> **EXERCISE DETAILS**
Exactly retype the lines from the top of the data through the line containing "var preV = [72.2, 64.7, 57.0, 51.2, 47.1];", leaving out every picture.

> **RECORD EXTRACTS**
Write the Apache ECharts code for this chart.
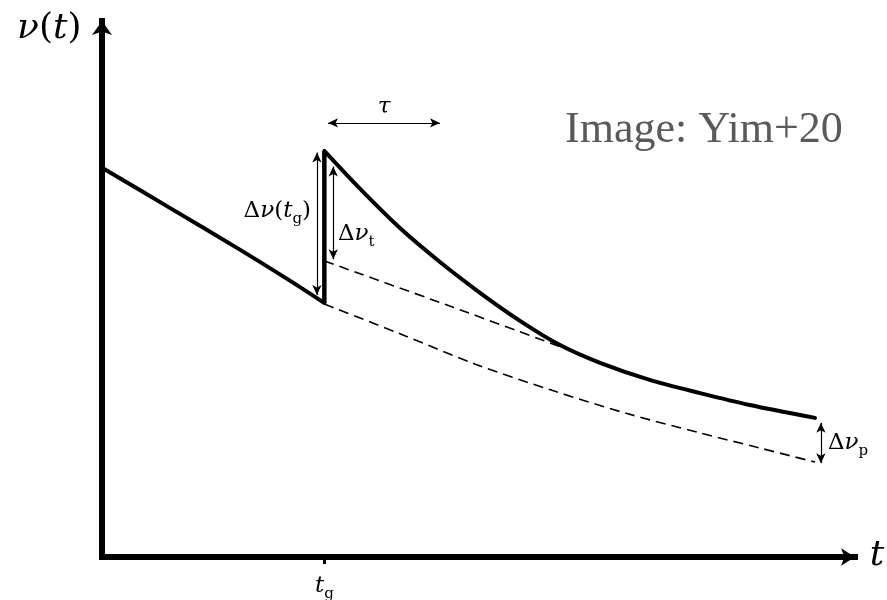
<!DOCTYPE html>
<html>
<head>
<meta charset="utf-8">
<script src="https://cdn.jsdelivr.net/npm/echarts@6/dist/echarts.min.js"></script>
<style>
html, body { margin: 0; padding: 0; background: #fff; }
#main { width: 887px; height: 600px; }
</style>
</head>
<body>
<div id="main"></div>
<script>
// glitch epoch
var tg = 30;

// spin-down before the glitch
var preT = [0, 9.2, 18.6, 25.4, 30];
var preV = [72.2, 64.7, 57.0, 51.2, 47.1];

// recovery after the glitch
var postT = [30, 34.8, 40.2, 45.6, 51.0, 56.4, 61.8, 67.2, 74.0, 80.7, 87.4, 96.2];
var postV = [75.3, 68.3, 61.0, 54.7, 49.0, 43.8, 39.3, 36.0, 32.8, 30.4, 28.2, 25.8];

// permanent-step baseline (upper dashed)
var stepT = [30, 47.0, 63.8];
var stepV = [54.9, 46.5, 38.0];

// extrapolated pre-glitch spin-down (lower dashed)
var oldT = [30, 40.2, 50.3, 60.5, 70.6, 80.7, 88.8, 96.2];
var oldV = [46.9, 41.4, 35.8, 31.0, 26.7, 23.0, 20.2, 17.6];

// double arrows: [t1, v1, t2, v2]
var arrowDnuG = [29.0, 75.0, 29.0, 48.6];
var arrowDnuT = [31.2, 72.4, 31.2, 55.2];
var arrowTau = [30.5, 80.5, 45.6, 80.5];
var arrowDnuP = [97.0, 24.9, 97.0, 17.4];

function zip(a, b) {
  return a.map(function (x, i) { return [x, b[i]]; });
}
function seg(a) {
  return [{ coord: [a[0], a[1]] }, { coord: [a[2], a[3]] }];
}

var serif = 'DejaVu Serif';
var rich = {
  m: { fontFamily: serif, fontSize: 23, fontStyle: 'italic', color: '#000', lineHeight: 32, verticalAlign: 'middle' },
  u: { fontFamily: serif, fontSize: 23, color: '#000', lineHeight: 32, verticalAlign: 'middle' },
  s: { fontFamily: serif, fontSize: 15, color: '#000', lineHeight: 15, verticalAlign: 'bottom' },
  M: { fontFamily: serif, fontSize: 36, fontStyle: 'italic', color: '#000', lineHeight: 44, verticalAlign: 'middle' },
  P: { fontFamily: serif, fontSize: 36, color: '#000', lineHeight: 44, verticalAlign: 'middle' }
};

function label(x, y, text, align) {
  return {
    type: 'text',
    x: x,
    y: y,
    silent: true,
    style: {
      text: text,
      rich: rich,
      align: align, textAlign: align,
      verticalAlign: 'middle', textVerticalAlign: 'middle'
    }
  };
}

var solid = { color: '#000', width: 4, cap: 'round', join: 'round' };
var dashed = { color: '#000', width: 1.6, type: [10, 6] };

var chart = echarts.init(document.getElementById('main'));
chart.setOption({
  backgroundColor: '#fff',
  animation: false,
  grid: { left: 102, right: 32, top: 21, bottom: 43, outerBoundsMode: 'none', containLabel: false },
  xAxis: {
    type: 'value',
    min: 0,
    max: 101.6,
    splitLine: { show: false },
    axisLine: {
      lineStyle: { color: '#000', width: 6, cap: 'square' },
      symbol: ['none', 'arrow'],
      symbolSize: [13, 14]
    },
    axisTick: { show: true, customValues: [tg], length: 7, lineStyle: { color: '#000', width: 3 } },
    axisLabel: {
      show: true,
      customValues: [tg],
      margin: 13,
      formatter: function () { return '{m|t}{s|g}'; },
      rich: rich
    }
  },
  yAxis: {
    type: 'value',
    min: 0,
    max: 99.4,
    splitLine: { show: false },
    axisLine: {
      lineStyle: { color: '#000', width: 6, cap: 'square' },
      symbol: ['none', 'arrow'],
      symbolSize: [15, 14]
    },
    axisTick: { show: false },
    axisLabel: { show: false }
  },
  series: [
    { type: 'line', data: zip(preT, preV), showSymbol: false, smooth: 0.3, lineStyle: solid },
    {
      type: 'line',
      data: [[tg, preV[preV.length - 1]], [tg, postV[0]]],
      showSymbol: false,
      lineStyle: { color: '#000', width: 4.5 },
      markLine: {
        silent: true,
        symbol: ['arrow', 'arrow'],
        symbolSize: [7, 10],
        label: { show: false },
        lineStyle: { color: '#000', width: 1.2, type: 'solid' },
        data: [seg(arrowDnuG), seg(arrowDnuT), seg(arrowTau), seg(arrowDnuP)]
      }
    },
    { type: 'line', data: zip(postT, postV), showSymbol: false, smooth: 0.3, lineStyle: solid },
    { type: 'line', data: zip(stepT, stepV), showSymbol: false, smooth: 0.3, lineStyle: dashed },
    { type: 'line', data: zip(oldT, oldV), showSymbol: false, smooth: 0.3, lineStyle: dashed }
  ],
  graphic: [
    label(17, 29, '{M|ν}{P|(}{M|t}{P|)}', 'left'),
    label(877, 556, '{M|t}', 'center'),
    label(311, 211, '{u|Δ}{m|ν}{u|(}{m|t}{s|g}{u|)}', 'right'),
    label(338, 234, '{u|Δ}{m|ν}{s|t}', 'left'),
    label(384, 107, '{m|τ}', 'center'),
    label(828, 443, '{u|Δ}{m|ν}{s|p}', 'left'),
    {
      type: 'text',
      x: 565,
      y: 152,
      silent: true,
      style: {
        text: 'Image: Yim+20',
        fontFamily: 'Liberation Serif',
        fontSize: 44,
        fill: '#595959',
        align: 'left', textAlign: 'left',
        verticalAlign: 'bottom', textVerticalAlign: 'bottom'
      }
    }
  ]
});
</script>
</body>
</html>
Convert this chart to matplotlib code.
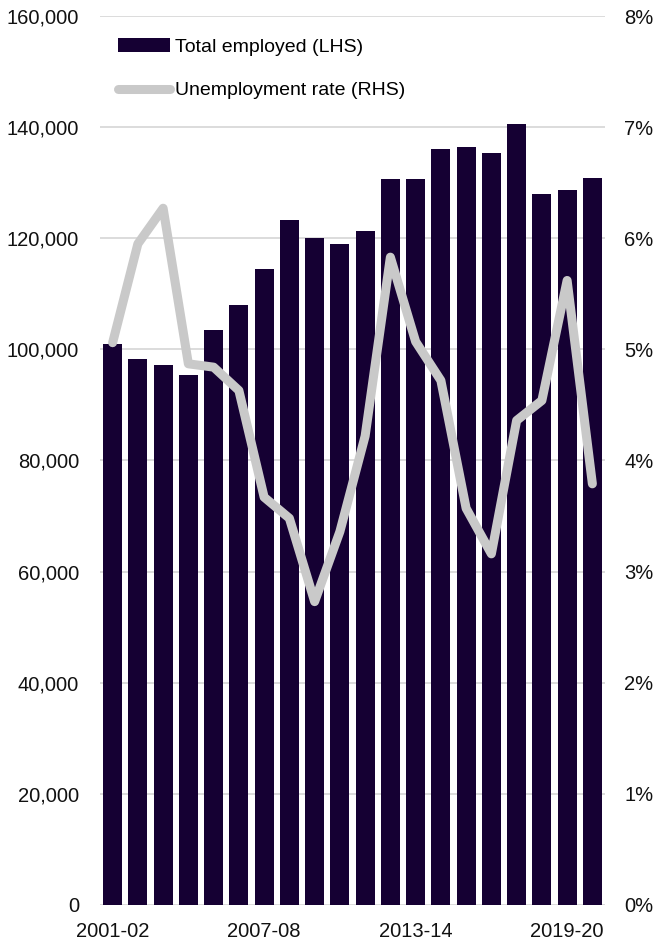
import numpy as np
import matplotlib
matplotlib.use('Agg')
import matplotlib.pyplot as plt
from matplotlib.patches import Patch
from matplotlib.lines import Line2D
from matplotlib.ticker import FuncFormatter

plt.rcParams['font.family'] = ['Liberation Sans', 'DejaVu Sans']

# data
years = ['2001-02', '2002-03', '2003-04', '2004-05', '2005-06', '2006-07', '2007-08',
         '2008-09', '2009-10', '2010-11', '2011-12', '2012-13', '2013-14', '2014-15',
         '2015-16', '2016-17', '2017-18', '2018-19', '2019-20', '2020-21']
employed = [101000, 98300, 97200, 95300, 103500, 108000, 114500, 123200, 120100, 118900,
            121300, 130600, 130600, 136000, 136400, 135400, 140500, 128000, 128600, 130800]
unemp = [5.06, 5.95, 6.27, 4.87, 4.84, 4.63, 3.67, 3.48, 2.73, 3.36,
         4.22, 5.83, 5.07, 4.72, 3.57, 3.16, 4.36, 4.54, 5.62, 3.79]
shown_ticks = ['2001-02', '2007-08', '2013-14', '2019-20']

bar_col = '#150033'
line_col = '#c9c9c9'
grid_col = '#d9d9d9'
fs = 14.5

fig = plt.figure(figsize=(6.55, 9.43), dpi=100)
ax = fig.add_axes([100/655, 1-905/943, 505/655, 889/943])
x = np.arange(len(years))

ax.bar(x, employed, width=0.75, color=bar_col, edgecolor='none', zorder=2)
ax.set_xlim(-0.5, len(years)-0.5)
ax.set_ylim(0, 160000)
ax.set_yticks(np.arange(0, 160001, 20000))
ax.yaxis.set_major_formatter(FuncFormatter(lambda v, p: '{:,.0f}'.format(v)))
ax.grid(axis='y', color=grid_col, linewidth=1.3)
ax.set_axisbelow(True)
ax.set_xticks([years.index(t) for t in shown_ticks])
ax.set_xticklabels(shown_ticks)
for s in ax.spines.values():
    s.set_visible(False)
ax.tick_params(axis='both', length=0, labelsize=fs, colors='#111111')
ax.tick_params(axis='y', pad=15)
ax.tick_params(axis='x', pad=12)

ax2 = ax.twinx()
ax2.plot(x, unemp, color=line_col, linewidth=6.5, solid_capstyle='round',
         solid_joinstyle='round', zorder=3)
ax2.set_ylim(0, 8)
ax2.set_yticks(np.arange(0, 9, 1))
ax2.yaxis.set_major_formatter(FuncFormatter(lambda v, p: '%d%%' % v))
for s in ax2.spines.values():
    s.set_visible(False)
ax2.tick_params(axis='y', length=0, labelsize=fs, pad=14, colors='#111111')

# legend
handles = [Patch(facecolor=bar_col, edgecolor='none'),
           Line2D([0], [0], color=line_col, linewidth=6.5, solid_capstyle='round')]
labels = ['Total employed (LHS)', 'Unemployment rate (RHS)']
leg = ax2.legend(handles, labels, loc='upper left', bbox_to_anchor=(0.0, 0.995),
                 frameon=False, fontsize=14, handlelength=2.7, handletextpad=0.25,
                 labelspacing=1.35, borderaxespad=0.5)

plt.savefig('out.png', dpi=100)
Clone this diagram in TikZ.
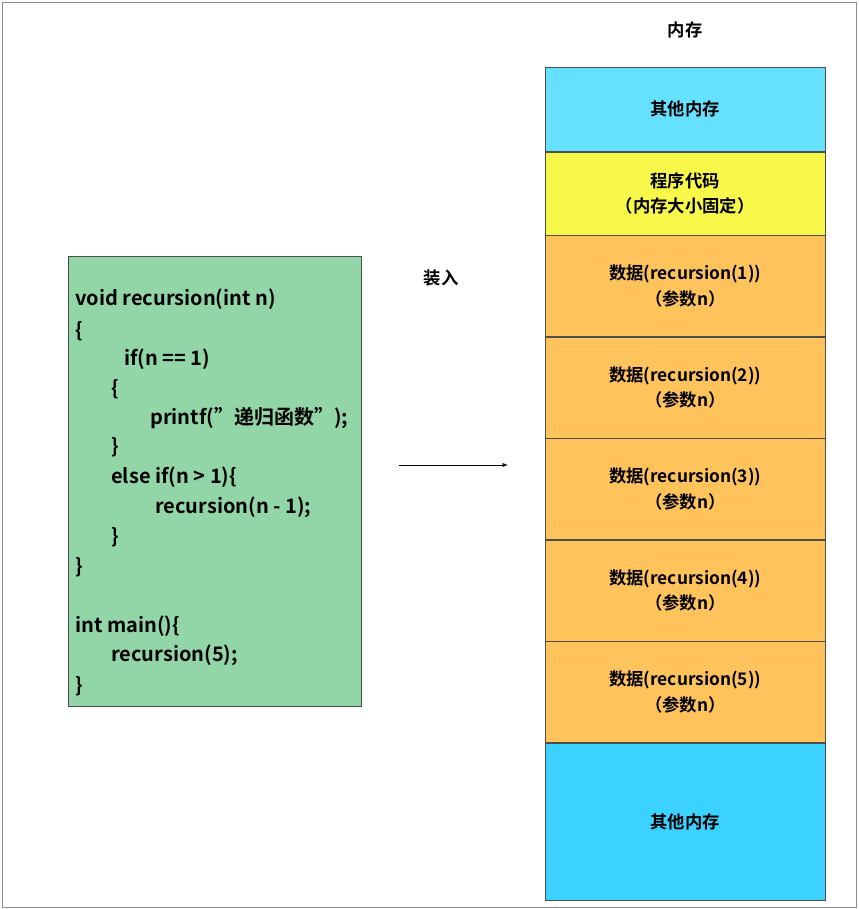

> **RESULT OF THE TASK**
Write the Apache ECharts code for this chart.
<!DOCTYPE html>
<html>
<head>
<meta charset="utf-8">
<script src="https://cdn.jsdelivr.net/npm/echarts@6/dist/echarts.min.js"></script>
<style>
html, body { margin: 0; padding: 0; background: #fff; }
#main { width: 887px; height: 600px; }
</style>
</head>
<body>
<div id="main"></div>
<script>
// glitch epoch
var tg = 30;

// spin-down before the glitch
var preT = [0, 9.2, 18.6, 25.4, 30];
var preV = [72.2, 64.7, 57.0, 51.2, 47.1];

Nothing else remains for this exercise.